A useful rule: if the recipe depends on crispness, lift, or a precise set, scale with caution. If it depends on simmering, braising, or blending flavors over time, scaling is usually more forgiving.
When to revisit
The best recipe scaler guide is one you return to whenever the inputs change. Revisit your scaling approach in these situations:
- Before holiday or party cooking. Serving counts, equipment, and timing all change when you cook for a crowd.
- At the start of a meal prep cycle. Batch cooking works best when you know what freezes well and what should be made fresh.
- When produce sizes shift with the season. One bunch, one onion, or one squash may look very different from month to month.
- When you change pans, ovens, or tools. A new sheet pan, Dutch oven, or countertop oven can affect performance.
- When you make substitutions. A swap in flour, dairy, sweetener, or acid can change how a recipe scales.
- After a recipe underperforms.
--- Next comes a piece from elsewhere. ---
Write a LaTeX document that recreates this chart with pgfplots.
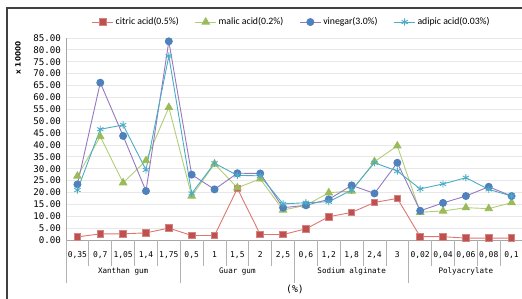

If a doubled dish came out bland or a halved bake turned dry, note what happened and adjust before the next round.
Here is a practical action plan to save for later:
- Write the original yield and your target yield.
- Calculate the scaling factor.
- Rewrite the ingredient list in full.
- Mark sensitive ingredients: salt, spice, leavener, thickener, acid.
- Choose the correct pan or split into batches.
- Start checking doneness earlier than you think you need to.
- Taste and adjust before serving.
- Record what worked for next time.
That final step matters most. A recipe becomes truly reliable when it includes your own notes: the pan you used, the actual bake time, whether the salt needed trimming, and whether a doubled batch froze well. Over time, that turns any favorite dinner idea or seasonal recipe into a personal reference you can trust.
And that is really the goal when you adjust recipe servings: not perfect kitchen math for its own sake, but food that still tastes balanced, cooks evenly, and fits the moment you are cooking for.